Le 20 septembre 1519 cinq navires quittent Séville, 1 seul rentrera.

« …c’est ainsi que surgit brusquement au milieu de tous ces navigateurs, chercheurs d’or et aventurier, un étrange idéaliste; qui ne se lance pas dans l’aventure pour la gloire ou l’argent, mais par amour sincère du voyage, pour la simple joie de voir, d’apprendre et d’admirer… » 

c’est l’italien Pigafetta qui consignera les souvenirs de l’aventure.

« Que serait Achille sans Homère? »

prospero

« Shakespeare a utilisé pour sa Tempête une scène du récit de voyages de Pigafetta » note Zweig. En plus d’une narration précise du périple à travers les mers, un vrai roman d’aventures avec tempêtes, mutinerie et famines, Zweig donne une dimension littéraire à sa biographie de Magellan avec les références à Homère et à Shakespeare; même à Tristan et Isolde de Wagner!

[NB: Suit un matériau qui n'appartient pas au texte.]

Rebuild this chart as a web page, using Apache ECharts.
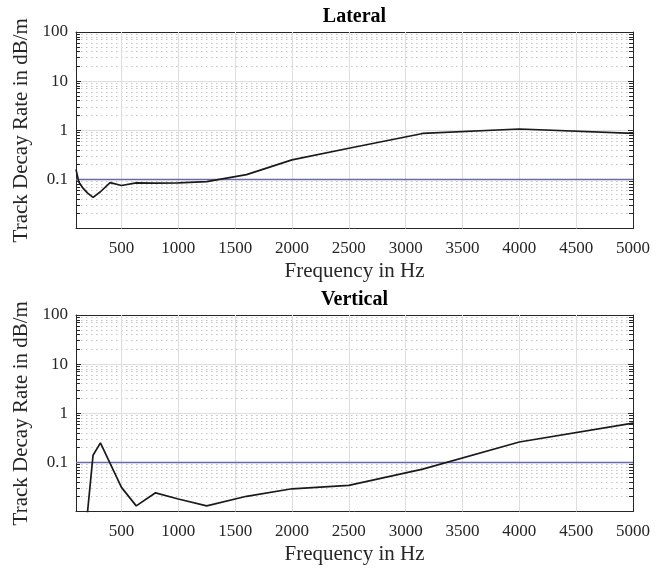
<!DOCTYPE html>
<html><head><meta charset="utf-8">
<script src="https://cdn.jsdelivr.net/npm/echarts@6/dist/echarts.min.js"></script>
<style>html,body{margin:0;padding:0;background:#fff}#c{width:656px;height:575px}</style>
</head><body><div id="c"></div>
<script>
// ---- data ----
const freqs    = [100,125,160,200,250,315,400,500,630,800,1000,1250,1600,2000,2500,3150,4000,5000];
const lateral  = [0.16,0.088,0.067,0.053,0.043,0.056,0.086,0.075,0.085,0.084,0.085,0.09,0.125,0.25,0.43,0.86,1.06,0.86];
const vertical = [0.003,0.003,0.004,0.009,0.14,0.25,0.095,0.031,0.013,0.024,0.018,0.013,0.0204,0.029,0.034,0.073,0.26,0.63];
const refLevel = 0.1;
const panelTitles = ['Lateral','Vertical'];
const xTickValues = [500,1000,1500,2000,2500,3000,3500,4000,4500,5000];
const xGridValues = [500,1000,1500,2000,2500,3000,3500,4000,4500];
const yDecades = [0.01,0.1,1,10];
const yMinorValues = [];
yDecades.forEach(d => { for (let k = 2; k <= 9; k++) yMinorValues.push(+(k*d).toPrecision(3)); });
const xMin = 100, xMax = 5000, yMin = 0.01, yMax = 100;

// ---- style ----
const FONT = 'Liberation Serif';
const axisCol = '#262626';
const gridTops = [32, 315];
const gridH = 196.5;
const minorTickHz = 35;

const chart = echarts.init(document.getElementById('c'), null, {renderer:'canvas'});

const grids = [], xAxes = [], yAxes = [], series = [];
[lateral, vertical].forEach((vals, i) => {
  grids.push({left:76, width:557, top:gridTops[i], height:gridH, containLabel:false});
  xAxes.push({
    type:'value', gridIndex:i, position:'bottom', min:xMin, max:xMax,
    axisLine:{show:true, onZero:false, lineStyle:{color:axisCol, width:1}},
    axisTick:{show:true, inside:true, length:5, customValues:xTickValues, lineStyle:{color:axisCol}},
    axisLabel:{show:true, customValues:xTickValues, margin:12, color:'#262626', fontFamily:FONT, fontSize:17,
      formatter: v => String(v)},
    splitLine:{show:false},
    name:'Frequency in Hz', nameLocation:'middle', nameGap:32,
    nameTextStyle:{fontFamily:FONT, fontSize:21, color:'#262626'}
  });
  xAxes.push({
    type:'value', gridIndex:i, position:'top', min:xMin, max:xMax,
    axisLine:{show:true, onZero:false, lineStyle:{color:axisCol, width:1}},
    axisTick:{show:true, inside:true, length:5, customValues:xTickValues, lineStyle:{color:axisCol}},
    axisLabel:{show:false}, splitLine:{show:false},
    name:panelTitles[i], nameLocation:'middle', nameGap:5,
    nameTextStyle:{fontFamily:FONT, fontSize:20, fontWeight:'bold', color:'#000'}
  });
  yAxes.push({
    type:'log', logBase:10, gridIndex:i, position:'left', min:yMin, max:yMax,
    axisLine:{show:true, onZero:false, lineStyle:{color:axisCol, width:1}},
    axisTick:{show:true, inside:true, length:5, lineStyle:{color:axisCol}},
    axisLabel:{show:true, showMinLabel:false, margin:8, color:'#262626', fontFamily:FONT, fontSize:17,
      formatter: v => String(+(+v).toPrecision(3))},
    splitLine:{show:true, lineStyle:{color:'#dedede', width:1}},
    minorTick:{show:false}, minorSplitLine:{show:false},
    name:'Track Decay Rate in dB/m', nameLocation:'middle', nameGap:37,
    nameTextStyle:{fontFamily:FONT, fontSize:21, color:'#262626'}
  });
  yAxes.push({
    type:'log', logBase:10, gridIndex:i, position:'right', min:yMin, max:yMax,
    axisLine:{show:true, onZero:false, lineStyle:{color:axisCol, width:1}},
    axisTick:{show:true, inside:true, length:5, lineStyle:{color:axisCol}},
    axisLabel:{show:false}, splitLine:{show:false}
  });

  const xi = i*2, yi = i*2;
  const gridLines = [];
  yMinorValues.forEach(v => gridLines.push({yAxis:v, lineStyle:{color:'#c4c4c4', width:1, type:[1.5,3.5]}}));
  xGridValues.forEach(v => gridLines.push({xAxis:v, lineStyle:{color:'#dedede', width:1, type:'solid'}}));
  yMinorValues.forEach(v => {
    gridLines.push([{coord:[xMin, v], lineStyle:{color:axisCol, width:1, type:'solid'}}, {coord:[xMin+minorTickHz, v]}]);
    gridLines.push([{coord:[xMax-minorTickHz, v], lineStyle:{color:axisCol, width:1, type:'solid'}}, {coord:[xMax, v]}]);
  });
  series.push({
    type:'line', xAxisIndex:xi, yAxisIndex:yi, data:[], z:1, silent:true,
    markLine:{silent:true, symbol:['none','none'], animation:false, label:{show:false}, data:gridLines}
  });
  series.push({
    type:'line', xAxisIndex:xi, yAxisIndex:yi, data:[], z:3, silent:true,
    markLine:{silent:true, symbol:['none','none'], animation:false, label:{show:false},
      lineStyle:{color:'#6a6aa6', width:1.3, type:'solid'}, data:[{yAxis:refLevel}]}
  });
  series.push({
    type:'line', xAxisIndex:xi, yAxisIndex:yi, z:5, clip:true,
    data: freqs.map((f,j) => [f, vals[j]]),
    symbol:'none', lineStyle:{color:'#1a1a1a', width:1.7}
  });
});

chart.setOption({
  animation:false,
  backgroundColor:'#fff',
  grid:grids, xAxis:xAxes, yAxis:yAxes, series:series
});
</script></body></html>
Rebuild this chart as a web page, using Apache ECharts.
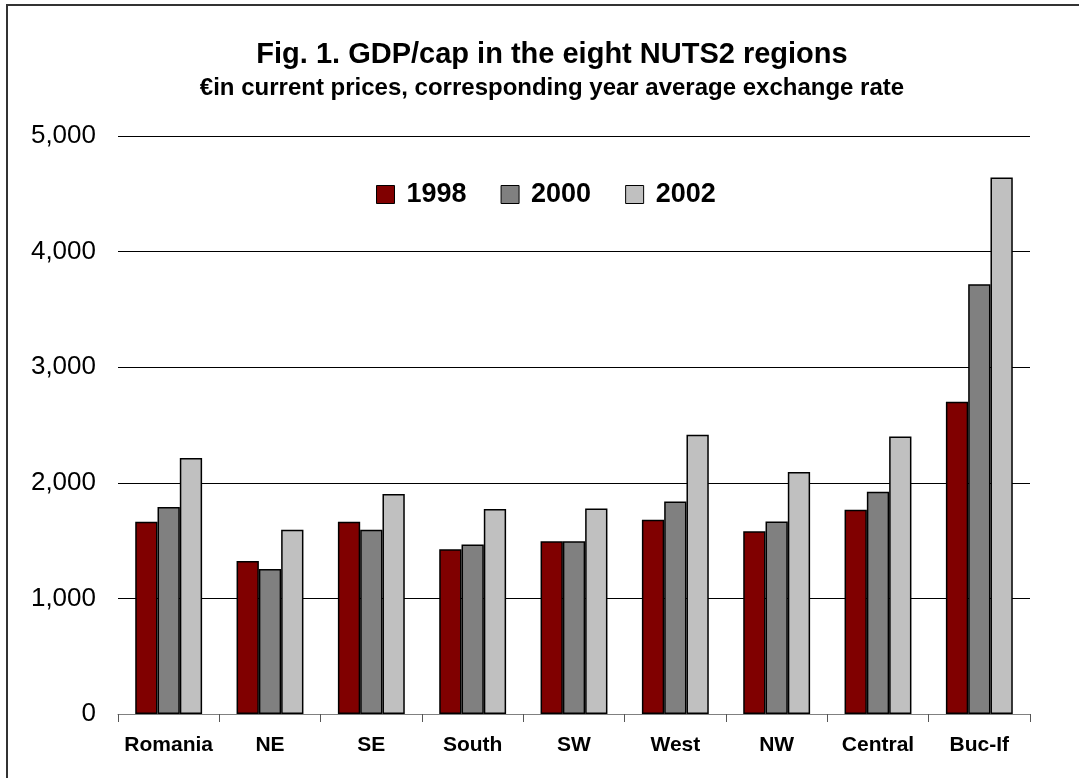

Quelle joie quand il atteint les Philippines puis les Moluques, quand l’esclave Henrique retrouvent des hommes qui parlent son langage.

« Ainsi le cercle s’est fermé : à l’autre bout du monde, sous d’autres cieux, l’Europe s’est heurtée à l’Europe. Jusqu’à présent dans sa route vers l’Ouest, Magellan n’avait trouvé que des territoires inconnus. » [….] par dessus les océans immenses un pont est jeté de leur monde à ce monde nouveau »

Magellan ne connaîtra pas la gloire à Séville.

« Ainsi périt, dans une bagarre stupide avec une horde de sauvage, le plus grand navigateur de tous les temps. un génie, qui, comme Prospéro, a maîtrisé les éléments et vaincu toutes les tempêtes et triomphé de tous les obstacles, est abattu par un misérable roitelet indigène »

Le retour se fera sans lui du 27 avril  au 6 septembre 1521 sur des routes maritimes connues mais tenues par les Portugais qu’il faudra éviter.

« De même que le Cid mort maintenu par ses hommes sur son fidèle cheval de bataille remporte encore une victoire, de même l’énergie de Magellan impose, par delà le trépas, sa volonté. Ses hommes contemplent enfin la terre promise qu’il ne lui a pas été donné de voir »

Je referme le livre avec la furieuse envie de lire maintenant sa biographie d’Amerigo.